Terminal illness can cause a great deal of heartache and stress to the family of a victim. The person who is diagnosed with a terminal illness may need constant attention and care. Families and friends can help in many ways to help the sufferer. Over a period of time the patient’s loved ones, however, are going to struggle to keep up the high levels of attention that a patient suffering from a terminal illness can demand.
Hospices offer specialist palliative and medical support that may be beyond the resources of general hospitals. The hospice staff are specially trained to give the patient medical treatment in a dignified manner. Most hospices will also offer a “hospice at home” service, where qualified staff will attend to the patient in their own home when the condition worsens and the patient is not expected to survive for much longer. This gives the patient the opportunity to spend their last days in familiar surroundings with their close relatives in attendance.
Hospice care is most commonly offered to patients who are suffering from cancer which is beyond treatment. Advances in medicine have contributed to the detection and treatment of cancer at an early stage. Sadly, however, there are still thousands of deaths each year that are caused by various forms of cancer.

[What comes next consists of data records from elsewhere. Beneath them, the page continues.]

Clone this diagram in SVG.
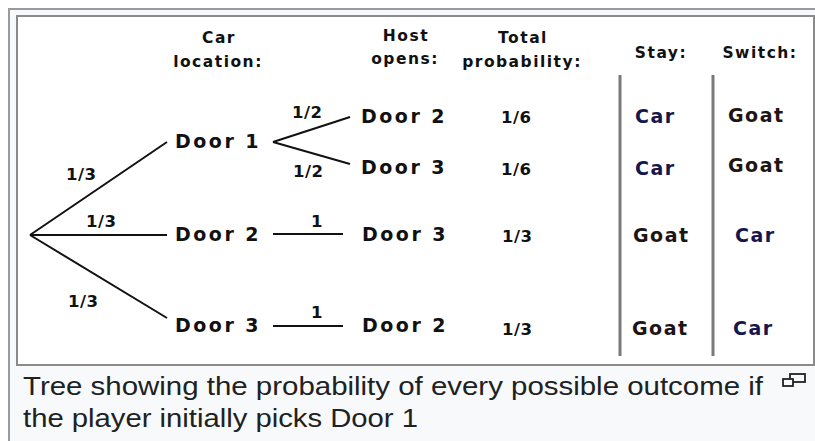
<svg xmlns="http://www.w3.org/2000/svg" width="815" height="441" viewBox="0 0 815 441">
<style>
.hd{font-family:"DejaVu Sans",sans-serif;font-weight:bold;font-size:15.5px;fill:#111;text-anchor:middle;letter-spacing:1.5px}
.nd{font-family:"DejaVu Sans",sans-serif;font-weight:bold;font-size:19px;fill:#111;letter-spacing:2.5px}
.pr{font-family:"DejaVu Sans",sans-serif;font-weight:bold;font-size:16.5px;fill:#111;letter-spacing:0.5px}
.car{fill:#16164e}
.goat{fill:#1e1414}
.ln{stroke:#111;stroke-width:2;fill:none}
.sep{stroke:#7a7a7a;stroke-width:3}
.cap{font-family:"Liberation Sans",Arial,sans-serif;font-size:25px;fill:#202122}
</style>
<rect x="0" y="0" width="815" height="441" fill="#ffffff"/>
<rect x="9" y="9" width="830" height="450" fill="#f8f9fa" stroke="#9a9a9a" stroke-width="2"/>
<rect x="17" y="16" width="797" height="349" fill="#ffffff" stroke="#8a8a8a" stroke-width="2"/>

<g id="headers">
<text class="hd" x="219" y="43">Car</text>
<text class="hd" x="218" y="67">location:</text>
<text class="hd" x="406" y="41">Host</text>
<text class="hd" x="405" y="64">opens:</text>
<text class="hd" x="523" y="43">Total</text>
<text class="hd" x="522" y="67">probability:</text>
<text class="hd" x="661" y="58">Stay:</text>
<text class="hd" x="760" y="58">Switch:</text>
</g>

<g id="connectors">
<line class="ln" x1="30" y1="235" x2="167" y2="142"/>
<line class="ln" x1="30" y1="235" x2="167" y2="235"/>
<line class="ln" x1="30" y1="235" x2="167" y2="318"/>
<line class="ln" x1="273" y1="142" x2="350" y2="117"/>
<line class="ln" x1="273" y1="142" x2="350" y2="164"/>
<line class="ln" x1="273" y1="234" x2="343" y2="234"/>
<line class="ln" x1="273" y1="326" x2="343" y2="326"/>
<text class="pr" x="66" y="180">1/3</text>
<text class="pr" x="86" y="227">1/3</text>
<text class="pr" x="68" y="307">1/3</text>
<text class="pr" x="292" y="118">1/2</text>
<text class="pr" x="293" y="177">1/2</text>
<text class="pr" x="311" y="227">1</text>
<text class="pr" x="311" y="318">1</text>
</g>

<g id="root"><circle cx="30" cy="235" r="0.1" fill="none"/></g>
<g id="car-door1"><text class="nd" x="175" y="148">Door 1</text></g>
<g id="car-door2"><text class="nd" x="175" y="241">Door 2</text></g>
<g id="car-door3"><text class="nd" x="175" y="332">Door 3</text></g>
<g id="host-1-2"><text class="nd" x="361" y="123">Door 2</text></g>
<g id="host-1-3"><text class="nd" x="361" y="174">Door 3</text></g>
<g id="host-2-3"><text class="nd" x="362" y="241">Door 3</text></g>
<g id="host-3-2"><text class="nd" x="362" y="332">Door 2</text></g>

<g id="probabilities">
<text class="pr" x="501" y="123">1/6</text>
<text class="pr" x="501" y="175">1/6</text>
<text class="pr" x="502" y="242">1/3</text>
<text class="pr" x="502" y="335">1/3</text>
</g>

<g id="separators">
<line class="sep" x1="620" y1="75" x2="620" y2="356"/>
<line class="sep" x1="713" y1="75" x2="713" y2="356"/>
</g>

<g id="stay">
<text class="nd car" x="635" y="123" style="letter-spacing:1.5px">Car</text>
<text class="nd car" x="635" y="175" style="letter-spacing:1.5px">Car</text>
<text class="nd goat" x="633" y="242" style="letter-spacing:1.5px">Goat</text>
<text class="nd goat" x="632" y="335" style="letter-spacing:1.5px">Goat</text>
</g>
<g id="switch">
<text class="nd goat" x="728" y="122" style="letter-spacing:1.5px">Goat</text>
<text class="nd goat" x="728" y="172" style="letter-spacing:1.5px">Goat</text>
<text class="nd car" x="735" y="242" style="letter-spacing:1.5px">Car</text>
<text class="nd car" x="733" y="335" style="letter-spacing:1.5px">Car</text>
</g>

<g id="caption">
<text class="cap" x="23" y="395" textLength="740" lengthAdjust="spacingAndGlyphs">Tree showing the probability of every possible outcome if</text>
<text class="cap" x="23" y="427" textLength="395" lengthAdjust="spacingAndGlyphs">the player initially picks Door 1</text>
<g fill="none" stroke="#222" stroke-width="1.8">
<rect x="790" y="374" width="15" height="8"/>
<rect x="783" y="379" width="10" height="7" fill="#f8f9fa"/>
</g>
</g>
</svg>
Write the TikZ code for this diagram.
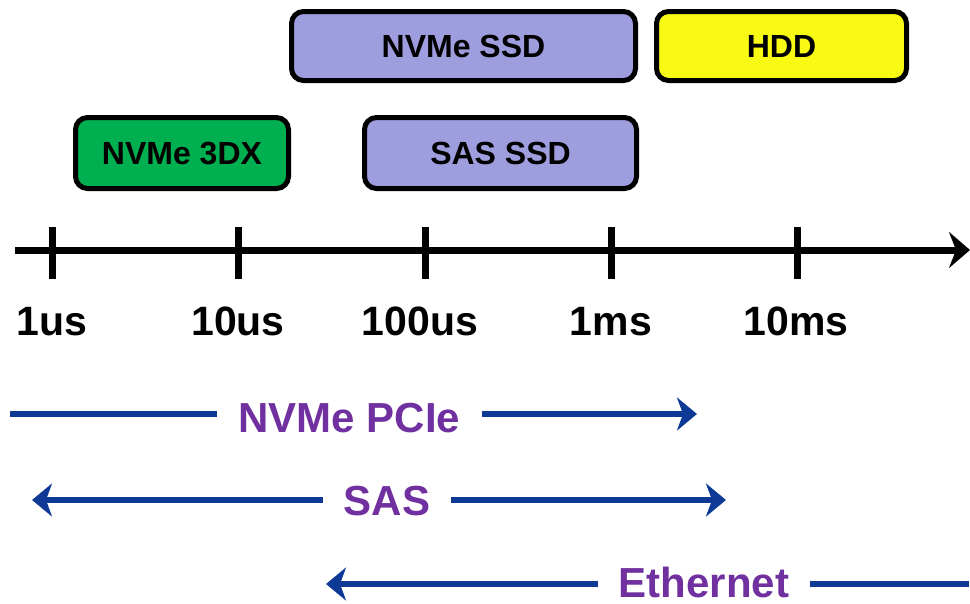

Hospice care can offer patients a more dignified way to spend their remaining months.
Many hospices are owned and financed by registered charities that rely on public donations; much of which may come from grateful families of deceased patients. Hospices also encourage legacy payments from generous benefactors.
Hospices, while offering specialist care, can also release pressure on regular hospitals, freeing up beds for those patients who have a good chance of responding to treatment. Additional benefits for patients include shorter waiting times for crucial treatment when beds are more widely available.